1. Open Codex or your preferred AI coding agent inside the repository where you want to build the multi-domain static website system.
2. Replace the placeholders with your real company name, contact email, domain list, active domains, sale domains, and brand links.
3. Be very clear about which domains are for sale, which are active products, and which are ecosystem or personal pages.
4. Run the prompt and allow Codex to inspect the existing file structure before editing.
5. Review the changed files, especially the metadata file, robots.txt, deployment config, and README.
6. Deploy the project to Cloudflare Workers or your chosen static hosting platform.
7. Add your custom domains to the Worker or hosting project.
8. Test each domain in the browser.
9. Check that sale pages show a purchase CTA, active pages do not show sale language, and unknown domains use a safe fallback page.

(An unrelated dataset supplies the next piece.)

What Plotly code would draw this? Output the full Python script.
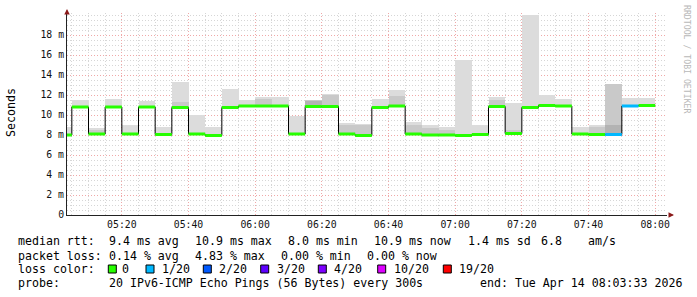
import plotly.graph_objects as go
from datetime import datetime, timedelta

# ---------------- data ----------------
step_start = "2026-04-14 05:00:00"
step_minutes = 5
median_ms = [8.0, 10.8, 8.1, 10.8, 8.1, 10.8, 8.05, 10.75, 8.1, 7.95,
             10.75, 10.9, 10.9, 10.9, 8.1, 10.85, 10.85, 8.1, 7.95, 10.75,
             10.9, 8.1, 8.0, 8.0, 7.95, 8.05, 10.85, 8.15, 10.75, 10.95,
             10.9, 8.1, 8.05, 8.05, 10.9, 10.95]
loss_idx = [0, 0, 0, 0, 0, 0, 0, 0, 0, 0,
            0, 0, 0, 0, 0, 0, 0, 0, 0, 0,
            0, 0, 0, 0, 0, 0, 0, 0, 0, 0,
            0, 0, 0, 1, 1, 0]
smoke_max = [8.8, 11.55, 8.7, 11.6, 9.0, 11.4, 8.8, 13.3, 10.05, 8.8,
             12.6, 11.55, 11.8, 11.8, 9.9, 11.55, 12.1, 9.2, 9.1, 11.6,
             12.5, 9.3, 9.0, 8.8, 15.5, 9.0, 11.8, 11.2, 20.05, 12.0,
             11.6, 8.8, 9.0, 13.1, 11.7, 11.7]
smoke_mid = [None, None, 8.5, None, None, None, None, 11.3, None, None,
             None, None, 11.6, None, None, 11.5, 12.0, 9.0, 9.0, None,
             11.9, 9.0, 8.7, 8.5, None, None, 11.5, 8.5, None, None,
             None, None, 8.85, 13.1, None, None]
smoke_dark = [None, None, None, None, None, None, None, None, None, None,
              None, None, None, None, None, 11.45, None, None, None, None,
              None, None, None, None, None, None, None, None, None, None,
              None, None, None, 9.0, None, None]

y_tick_vals = [0, 2, 4, 6, 8, 10, 12, 14, 16, 18]
y_tick_text = ["0", "2 m", "4 m", "6 m", "8 m", "10 m", "12 m", "14 m", "16 m", "18 m"]
x_start = "2026-04-14 05:03:33"
x_end = "2026-04-14 08:03:33"

loss_labels = ["0", "1/20", "2/20", "3/20", "4/20", "10/20", "19/20"]
loss_colors = ["#26ff00", "#00b8ff", "#0059ff", "#5e00ff", "#7e00ff", "#dd00ff", "#ff0000"]

legend_rows = [
    [("median rtt:", 16), ("9.4 ms avg", 107.3), ("10.9 ms max", 193.3), ("8.0 ms min", 286),
     ("10.9 ms now", 372.3), ("1.4 ms sd", 466), ("6.8", 539.3), ("am/s", 586)],
    [("packet loss:", 16), ("0.14 % avg", 107.3), ("4.83 % max", 192.7), ("0.00 % min", 278.7),
     ("0.00 % now", 365)],
    [("loss color:", 16)],
    [("probe:", 16), ("20 IPv6-ICMP Echo Pings (56 Bytes) every 300s", 107.3),
     ("end: Tue Apr 14 08:03:33 2026", 478.3)],
]
legend_row_y = [241, 255.5, 269, 283]
legend_box_x = [108.3, 146, 203.3, 260.7, 318.3, 377.7, 443.3]
legend_lbl_x = [120, 160, 217.3, 275, 332.3, 391.7, 457.3]

# ---------------- geometry ----------------
W, H = 697, 297
L, R, T, B = 67, 30, 13, 82
PW, PH = W - L - R, H - T - B
FONT = "DejaVu Sans Mono"


def px(xp):
    return (xp - L) / PW


def py(yp):
    return (H - B - yp) / PH


t0 = datetime.fromisoformat(step_start)
dt = timedelta(minutes=step_minutes)
starts = [t0 + i * dt for i in range(len(median_ms))]
centers = [s + dt / 2 for s in starts]
lo = [m - 0.1 for m in median_ms]

fig = go.Figure()


def smoke(top, color):
    ys = [(t - l) if t is not None else None for t, l in zip(top, lo)]
    fig.add_trace(go.Bar(x=centers, y=ys, base=lo, width=step_minutes * 60000,
                         marker=dict(color=color, line=dict(width=0)),
                         hoverinfo="skip"))


smoke(smoke_max, "#dcdcdc")
smoke(smoke_mid, "#c9c9c9")
smoke(smoke_dark, "#b3b3b3")

# black step line of median
fig.add_trace(go.Scatter(x=starts + [starts[-1] + dt], y=median_ms + [median_ms[-1]],
                         mode="lines", line=dict(color="#000000", width=1, shape="hv"),
                         hoverinfo="skip"))

# colored median segments by loss
for ci, col in enumerate(loss_colors):
    xs, ys = [], []
    for s, m, li in zip(starts, median_ms, loss_idx):
        if li == ci:
            xs += [s, s + dt, None]
            ys += [m, m, None]
    if xs:
        fig.add_trace(go.Scatter(x=xs, y=ys, mode="lines",
                                 line=dict(color=col, width=3), hoverinfo="skip"))

ann = []
# legend texts
for row, yp in zip(legend_rows, legend_row_y):
    for txt, xp in row:
        ann.append(dict(x=px(xp), y=py(yp), xref="paper", yref="paper", text=txt,
                        showarrow=False, xanchor="left", yanchor="middle",
                        font=dict(family=FONT, size=11.6, color="#000000")))
shapes = []
for bx, lx, lab, col in zip(legend_box_x, legend_lbl_x, loss_labels, loss_colors):
    shapes.append(dict(type="rect", xref="paper", yref="paper",
                       x0=px(bx), x1=px(bx + 8), y0=py(273), y1=py(265),
                       fillcolor=col, line=dict(color="#000000", width=1)))
    ann.append(dict(x=px(lx), y=py(legend_row_y[2]), xref="paper", yref="paper", text=lab,
                    showarrow=False, xanchor="left", yanchor="middle",
                    font=dict(family=FONT, size=11.6, color="#000000")))

# y title
ann.append(dict(x=px(11), y=py(113), xref="paper", yref="paper", text="Seconds",
                showarrow=False, textangle=-90, xanchor="center", yanchor="middle",
                font=dict(family=FONT, size=11.6, color="#000000")))
# watermark
ann.append(dict(x=px(687), y=py(59), xref="paper", yref="paper", text="RRDTOOL / TOBI OETIKER",
                showarrow=False, textangle=90, xanchor="center", yanchor="middle",
                font=dict(family=FONT, size=8.2, color="#b8b8b8")))
# axis arrows
ann.append(dict(x=0, y=py(9), xref="paper", yref="paper", ax=0, ay=5, text="",
                showarrow=True, arrowhead=2, arrowsize=1.0, arrowwidth=1.1, arrowcolor="#8b1a1a"))
ann.append(dict(x=px(674), y=0, xref="paper", yref="paper", ax=-5, ay=0, text="",
                showarrow=True, arrowhead=2, arrowsize=1.0, arrowwidth=1.1, arrowcolor="#8b1a1a"))

fig.update_layout(
    width=W, height=H, autosize=False,
    margin=dict(l=L, r=R, t=T, b=B, pad=0),
    paper_bgcolor="#ffffff", plot_bgcolor="#ffffff",
    showlegend=False, barmode="overlay", bargap=0,
    annotations=ann, shapes=shapes,
    font=dict(family=FONT, color="#000000"),
)
fig.update_xaxes(
    type="date", range=[x_start, x_end],
    tick0="2026-04-14 05:00:00", dtick=20 * 60000, tickformat="%H:%M",
    showgrid=True, gridcolor="#f0a8a8", griddash="1px,2px", gridwidth=1,
    minor=dict(dtick=5 * 60000, showgrid=True, gridcolor="#d6d6d6", griddash="1px,2px", gridwidth=1),
    showline=True, linecolor="#222222", linewidth=1, zeroline=False,
    ticks="", tickfont=dict(family=FONT, size=9.8, color="#111111"),
)
fig.update_yaxes(
    range=[0, (H - B - T) / 10.0],
    tickvals=y_tick_vals, ticktext=y_tick_text,
    showgrid=True, gridcolor="#f0a8a8", griddash="1px,2px", gridwidth=1,
    minor=dict(dtick=0.5, showgrid=True, gridcolor="#d6d6d6", griddash="1px,2px", gridwidth=1),
    showline=True, linecolor="#222222", linewidth=1, zeroline=False,
    ticks="", tickfont=dict(family=FONT, size=9.8, color="#111111"),
)

fig.write_html("out.html")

10. Add future domains by editing the metadata file instead of creating a new website from scratch.

Example Use Case

A founder owns 25 unused domains and wants to show a different static landing page on each one. Some domains are available for purchase, one domain points to an active product, and another domain should be a personal founder page. Instead of creating 25 different websites, the founder uses this prompt in Codex to build one Cloudflare Workers project with a shared layout, a domain metadata file, SEO-friendly page content, contact buttons, robots.txt, and safe fallback handling. After deployment, each custom domain shows the correct page based on its hostname.